Player: a performer, usually a term for an actor
Downstage: Towards the audience
Upstage: Away from the audience
Upstaging: Standing behind someone and reacting
Upstaging Yourself: Turning upstage during an action (acting) and the reaction from the other player is more interesting.
Act: Mimicking/committing to an action as a vessel to tell the words of the playwright.
React: Mimicking/committing to an action that logically would follow the action of the previous player AND logically transition to your next action.
Action: a verb, starting with ‘to,’ This is what you are doing.
Tactic: an adjective or adverb, how you do your verb.
Impulse: where you initiate the movement (example walking, but leading from the hips, would be the impulse)
Intention: Why you want your goal
Motivation: Why you want your goal
Obstacle: What is in your way of your goal
Objective: Your Goal
Indicating: melodramatically telling the audience what is going on with non-realistic actions, pantomiming, and/or leading the audience to something specific without a motivated action (pointing out to the audience what is going on)

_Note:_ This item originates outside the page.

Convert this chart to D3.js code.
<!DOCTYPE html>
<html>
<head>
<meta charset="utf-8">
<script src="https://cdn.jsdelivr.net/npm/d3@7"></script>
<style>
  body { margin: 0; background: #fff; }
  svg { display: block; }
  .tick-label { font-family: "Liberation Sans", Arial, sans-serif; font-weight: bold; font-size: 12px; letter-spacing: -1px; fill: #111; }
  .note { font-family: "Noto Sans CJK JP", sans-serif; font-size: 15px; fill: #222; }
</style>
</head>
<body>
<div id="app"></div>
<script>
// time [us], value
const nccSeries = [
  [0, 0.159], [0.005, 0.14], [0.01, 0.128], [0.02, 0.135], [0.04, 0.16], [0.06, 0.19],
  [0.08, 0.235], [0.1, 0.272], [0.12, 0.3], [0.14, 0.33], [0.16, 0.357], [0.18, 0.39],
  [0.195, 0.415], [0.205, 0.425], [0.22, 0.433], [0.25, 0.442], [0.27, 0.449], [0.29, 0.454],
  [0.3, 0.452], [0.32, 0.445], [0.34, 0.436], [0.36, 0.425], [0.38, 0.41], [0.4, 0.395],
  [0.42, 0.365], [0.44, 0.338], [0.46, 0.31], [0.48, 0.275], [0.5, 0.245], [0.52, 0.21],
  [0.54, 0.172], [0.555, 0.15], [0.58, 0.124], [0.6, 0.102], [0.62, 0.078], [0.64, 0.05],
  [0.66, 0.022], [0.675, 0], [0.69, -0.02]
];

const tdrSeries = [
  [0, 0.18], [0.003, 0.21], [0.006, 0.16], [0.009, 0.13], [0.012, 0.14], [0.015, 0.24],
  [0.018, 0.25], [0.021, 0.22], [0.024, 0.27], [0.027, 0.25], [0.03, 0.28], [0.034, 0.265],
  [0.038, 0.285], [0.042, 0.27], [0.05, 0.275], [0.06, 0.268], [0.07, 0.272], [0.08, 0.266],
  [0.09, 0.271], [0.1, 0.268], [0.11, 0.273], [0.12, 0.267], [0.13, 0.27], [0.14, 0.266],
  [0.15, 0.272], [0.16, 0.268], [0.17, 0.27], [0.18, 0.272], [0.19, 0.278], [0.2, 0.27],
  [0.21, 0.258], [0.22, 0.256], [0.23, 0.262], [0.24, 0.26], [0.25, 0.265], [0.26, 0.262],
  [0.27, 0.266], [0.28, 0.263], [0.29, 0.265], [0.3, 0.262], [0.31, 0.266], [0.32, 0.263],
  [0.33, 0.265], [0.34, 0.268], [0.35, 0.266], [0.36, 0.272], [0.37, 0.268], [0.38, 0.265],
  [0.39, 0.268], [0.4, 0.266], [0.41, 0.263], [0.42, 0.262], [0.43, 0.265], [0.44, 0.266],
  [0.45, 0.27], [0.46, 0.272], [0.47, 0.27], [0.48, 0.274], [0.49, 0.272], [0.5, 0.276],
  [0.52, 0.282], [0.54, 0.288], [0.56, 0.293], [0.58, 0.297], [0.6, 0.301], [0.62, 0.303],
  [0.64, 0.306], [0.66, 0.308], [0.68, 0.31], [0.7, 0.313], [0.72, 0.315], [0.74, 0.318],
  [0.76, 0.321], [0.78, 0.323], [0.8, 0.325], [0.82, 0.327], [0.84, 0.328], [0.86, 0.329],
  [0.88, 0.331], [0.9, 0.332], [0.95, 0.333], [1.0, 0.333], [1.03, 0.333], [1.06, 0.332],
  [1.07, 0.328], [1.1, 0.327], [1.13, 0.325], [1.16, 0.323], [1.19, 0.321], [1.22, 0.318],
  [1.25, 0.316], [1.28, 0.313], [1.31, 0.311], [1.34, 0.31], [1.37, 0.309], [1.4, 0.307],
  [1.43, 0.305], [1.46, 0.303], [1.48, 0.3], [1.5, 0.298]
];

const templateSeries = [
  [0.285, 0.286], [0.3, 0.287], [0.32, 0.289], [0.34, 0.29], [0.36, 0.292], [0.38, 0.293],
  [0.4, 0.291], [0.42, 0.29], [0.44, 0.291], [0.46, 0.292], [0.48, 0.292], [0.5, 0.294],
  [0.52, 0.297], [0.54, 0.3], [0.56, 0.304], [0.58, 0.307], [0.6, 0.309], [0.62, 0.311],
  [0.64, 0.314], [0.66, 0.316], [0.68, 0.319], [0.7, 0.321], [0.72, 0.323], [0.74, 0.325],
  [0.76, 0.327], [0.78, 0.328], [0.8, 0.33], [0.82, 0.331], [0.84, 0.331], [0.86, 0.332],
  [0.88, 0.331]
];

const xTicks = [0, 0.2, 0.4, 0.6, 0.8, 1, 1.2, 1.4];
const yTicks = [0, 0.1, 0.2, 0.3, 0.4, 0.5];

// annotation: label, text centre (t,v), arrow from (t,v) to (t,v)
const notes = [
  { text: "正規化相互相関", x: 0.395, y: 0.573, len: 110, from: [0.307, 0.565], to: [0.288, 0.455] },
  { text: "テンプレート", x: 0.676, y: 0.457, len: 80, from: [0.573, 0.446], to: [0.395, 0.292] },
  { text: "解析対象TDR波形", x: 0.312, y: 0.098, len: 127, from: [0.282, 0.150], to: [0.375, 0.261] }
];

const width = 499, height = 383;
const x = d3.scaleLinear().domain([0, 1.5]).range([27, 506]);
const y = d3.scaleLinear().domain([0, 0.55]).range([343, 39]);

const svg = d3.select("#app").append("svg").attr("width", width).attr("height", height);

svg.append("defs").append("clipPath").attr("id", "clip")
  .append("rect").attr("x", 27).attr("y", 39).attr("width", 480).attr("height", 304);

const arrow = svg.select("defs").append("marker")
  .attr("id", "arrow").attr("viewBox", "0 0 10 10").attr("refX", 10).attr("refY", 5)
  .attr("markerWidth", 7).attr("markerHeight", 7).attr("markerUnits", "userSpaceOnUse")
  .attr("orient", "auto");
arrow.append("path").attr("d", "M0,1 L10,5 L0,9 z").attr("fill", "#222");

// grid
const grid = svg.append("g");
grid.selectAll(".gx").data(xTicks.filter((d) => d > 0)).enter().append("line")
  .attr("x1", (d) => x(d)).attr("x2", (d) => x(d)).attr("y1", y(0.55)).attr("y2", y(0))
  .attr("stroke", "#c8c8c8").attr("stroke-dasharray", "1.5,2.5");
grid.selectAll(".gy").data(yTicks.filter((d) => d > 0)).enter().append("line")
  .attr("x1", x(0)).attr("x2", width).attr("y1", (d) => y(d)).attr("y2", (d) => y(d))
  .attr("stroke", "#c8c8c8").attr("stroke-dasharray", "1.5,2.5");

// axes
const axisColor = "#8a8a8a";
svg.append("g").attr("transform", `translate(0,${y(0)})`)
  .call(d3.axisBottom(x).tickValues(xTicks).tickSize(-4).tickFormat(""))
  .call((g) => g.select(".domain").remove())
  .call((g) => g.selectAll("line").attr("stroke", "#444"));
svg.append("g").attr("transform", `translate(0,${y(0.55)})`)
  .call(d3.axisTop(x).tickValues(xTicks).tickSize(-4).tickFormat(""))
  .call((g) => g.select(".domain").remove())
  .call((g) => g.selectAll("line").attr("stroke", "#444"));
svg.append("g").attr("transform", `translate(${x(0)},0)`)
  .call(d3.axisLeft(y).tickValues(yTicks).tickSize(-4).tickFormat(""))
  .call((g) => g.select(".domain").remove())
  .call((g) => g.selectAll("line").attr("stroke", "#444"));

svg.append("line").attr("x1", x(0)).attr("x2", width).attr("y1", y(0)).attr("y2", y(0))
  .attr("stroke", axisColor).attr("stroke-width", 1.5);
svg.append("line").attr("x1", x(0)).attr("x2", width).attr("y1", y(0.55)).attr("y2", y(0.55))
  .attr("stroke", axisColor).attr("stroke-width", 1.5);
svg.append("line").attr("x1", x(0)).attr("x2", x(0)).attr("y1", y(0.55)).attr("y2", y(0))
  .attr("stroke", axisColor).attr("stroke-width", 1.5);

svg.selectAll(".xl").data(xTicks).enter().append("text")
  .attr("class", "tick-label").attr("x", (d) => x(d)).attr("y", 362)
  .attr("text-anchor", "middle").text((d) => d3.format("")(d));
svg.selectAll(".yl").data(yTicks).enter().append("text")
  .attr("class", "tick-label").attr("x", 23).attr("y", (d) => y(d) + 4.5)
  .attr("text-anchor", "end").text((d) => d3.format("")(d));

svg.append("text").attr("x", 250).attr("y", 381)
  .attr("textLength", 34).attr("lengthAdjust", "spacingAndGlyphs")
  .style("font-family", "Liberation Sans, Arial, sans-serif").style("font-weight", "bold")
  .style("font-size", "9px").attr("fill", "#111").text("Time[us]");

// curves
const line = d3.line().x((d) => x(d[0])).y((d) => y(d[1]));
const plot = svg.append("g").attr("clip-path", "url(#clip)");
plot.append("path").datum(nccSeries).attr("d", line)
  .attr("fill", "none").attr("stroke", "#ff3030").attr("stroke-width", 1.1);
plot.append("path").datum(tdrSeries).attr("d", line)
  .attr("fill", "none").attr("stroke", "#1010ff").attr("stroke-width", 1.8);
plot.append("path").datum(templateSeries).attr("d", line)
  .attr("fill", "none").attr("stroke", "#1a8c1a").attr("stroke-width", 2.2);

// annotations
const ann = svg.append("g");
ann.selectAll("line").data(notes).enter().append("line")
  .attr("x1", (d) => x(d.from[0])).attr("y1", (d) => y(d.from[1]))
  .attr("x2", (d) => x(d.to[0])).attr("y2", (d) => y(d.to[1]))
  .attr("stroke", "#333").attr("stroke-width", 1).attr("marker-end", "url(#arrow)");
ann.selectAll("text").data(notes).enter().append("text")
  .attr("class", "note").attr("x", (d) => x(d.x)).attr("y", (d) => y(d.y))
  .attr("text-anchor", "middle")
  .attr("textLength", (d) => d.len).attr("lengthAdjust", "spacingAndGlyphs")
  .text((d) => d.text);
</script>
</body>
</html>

Spike: a mark on the floor
Find Your Light: walk into the hottest/warmest/brightest part of the lighting instrument while on stage
Your Call, When you are Called: What time you need to be at the theater or how much time you have before you need to be onstage
Cross: walk across
Mark: where specifically you or a set piece needs to be, exactly, at a specific point in the script
Marking: going through the motions
Clear: Move out of the way
Heads: Duck AND move away from the sound (NEVER LOOK UP, just move!)
Stage Right: The actor’s right, facing the audience
Stage Left: The actor’s left. facing the audience
Center: The middle of the stage
Beat: a moment, that can be isolated into a miniature scene
Line: One sentence of text
Line Reading: Saying the line the way someone would like it said
Calling For Line: Saying ‘line’ to prompt someone to give you the line when you forget
Stay in Character/in the moment: A command to remind you, the actor, to not be seen on stage, and instead only allow the character you mean to portray to be present.
Breaking Character: Allowing you, the actor, to be seen on stage, and not staying in the character you mean to portray.
Speed Through: Talking as quickly as possible through the script, just to work lines
Cue: The line, sound, or event right before a line
Picking up a cue: Speaking your line closer to the previous line, sound, or event right before your line.
Blocking/Staging: Where you go onstage, and how.
Off Book: No longer requiring your script to remember the lines.
Choreography: Where you go onstage, and how, using dance as a vessel.
Choreographer: The person who creates and teaches the choreography to the performers.
Director: The person who makes all decisions regarding the play/piece, including leading the choreographer, designers, and actors.
Stage Manager: Calls technical cues for the show, gives notes to the actors once the show has opened.
Producer: The person who puts the money up for the show.